Wikipedia:Articles for deletion/Henry Tudor (II)
- The following discussion is an archived debate of the proposed deletion of the article below. Please do not modify it. Subsequent comments should be made on the appropriate discussion page (such as the article's talk page or in a deletion review). No further edits should be made to this page.
The result was delete. Sandstein 18:35, 4 June 2008 (UTC)[reply]
- Henry Tudor (II) (edit | talk | history | protect | delete | links | watch | logs | views) (delete) – (View log)
Not sufficiently notable PatGallacher (talk) 23:54, 30 May 2008 (UTC)[reply]

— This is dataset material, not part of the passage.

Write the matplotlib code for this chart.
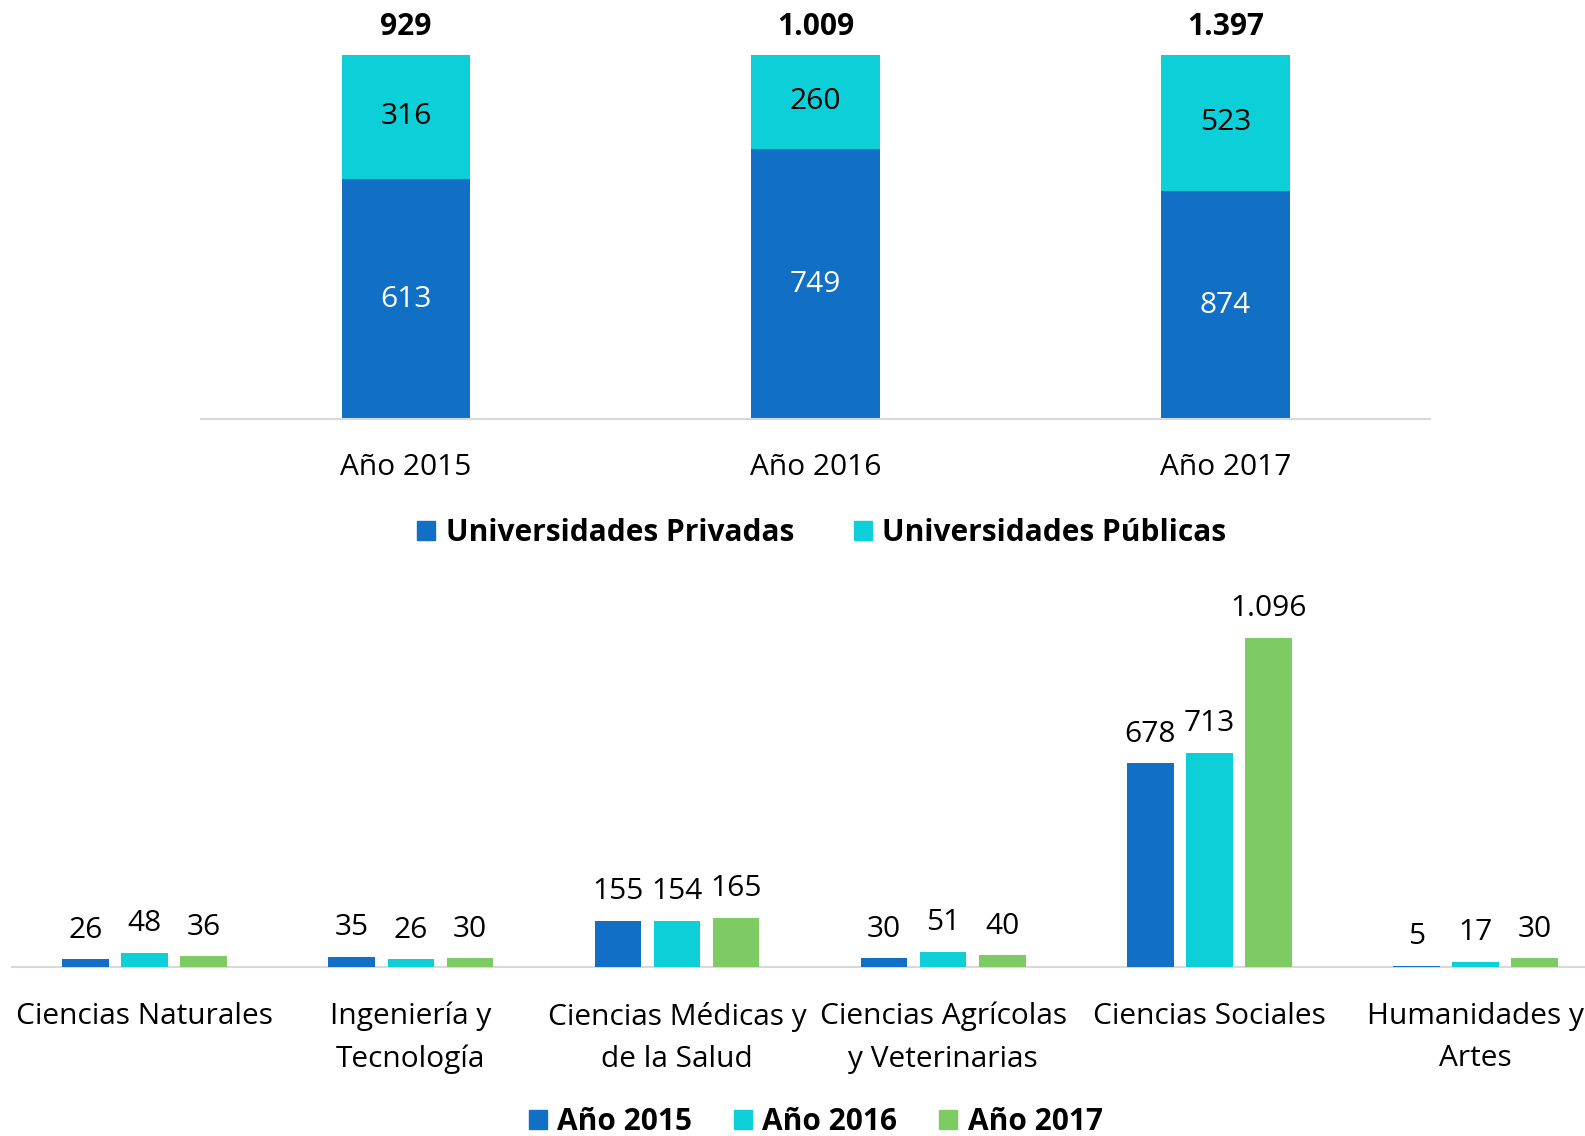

Wikipedia is not paper, but there are limits. This article was put up for proposed deletion, and was very near passing it before somebody objected. This article concerns a royal child who may only have lived for a few hours after birth. To compound the problem, it is not clear that this son of Henry VIII of England and Anne Boleyn was even a live birth, it may only have been a miscarriage, I will check sources. The article is also unreferenced. "Henry Tudor (II)" also seems like a bad title for this person, for a number of reasons. The alternative history novel mentioned is not relevant enough to make this person notable, since it is not clear that the author was thinking of this person, or any specific son of Henry VIII. PatGallacher (talk) 00:03, 31 May 2008 (UTC)[reply]
- If this person was born alive, merge to Henry, Duke of Cornwall, which covers both of this person's similarly named half-brothers, and is also properly named per Wikipedia:Naming conventions (names and titles)#Other royals. If not, delete. --Metropolitan90 (talk) 01:21, 31 May 2008 (UTC)[reply]
- Yes, you are right, if this person is notable then Henry, Duke of Cornwall is how Wikipedia should refer to him, as his highest title during his extremely short life. So we could say something about him there. However as a bad title which nobody would normally search for this article should be deleted, not just turned into a redirect. PatGallacher (talk) 11:29, 1 June 2008 (UTC)[reply]
- Delete Maybe a mention in King Henry VIII's article that this son may or may not have been stillborn. Firstly, there is not much to go on. Second, just being born/still born is not enough for notability, even for a Royal. The "alternate history" part can be covered in an article about Mr. Dick's book. Cheers Dlohcierekim 04:05, 31 May 2008 (UTC)[reply]
- Delete. If there is anything to say, put it with the father.Ron B. Thomson (talk) 02:16, 31 May 2008 (UTC)[reply]
- Expand if possible, delete otherwise. GO-PCHS-NJROTC (Messages) 14:00, 31 May 2008 (UTC)[reply]
- I have just checked the main Anne Boleyn article, which unlike this article seems reasonably well-sourced. There is some uncertainty as to how many miscarriages and stillbirths Anne had in her time, but I see no mention of the possible live birth of a boy, however short-lived. PatGallacher (talk)
- Here is what the main Henry VIII of England article has to say, although this is unsourced and should not be taken as gospel: "Historians are uncertain if the child was born and died shortly after birth, or if it had been a miscarriage. The affair was hushed up and we cannot even be certain of the child's sex." PatGallacher (talk) 12:07, 1 June 2008 (UTC)[reply]
- Delete Any relevant information should be in the main article -- it seems to be there already, just needs a source. A possible miscarriage or stillbirth shouldn't have its own article, and even if it lived a few minutes or hours it would have had no name. Doug Weller (talk) 18:17, 1 June 2008 (UTC)[reply]
- Delete or merge -- Whether a stillbirth or peri-natal death, the child was clearly NN. Peterkingiron (talk) 22:43, 2 June 2008 (UTC)[reply]
- The above discussion is preserved as an archive of the debate. Please do not modify it. Subsequent comments should be made on the appropriate discussion page (such as the article's talk page or in a deletion review). No further edits should be made to this page.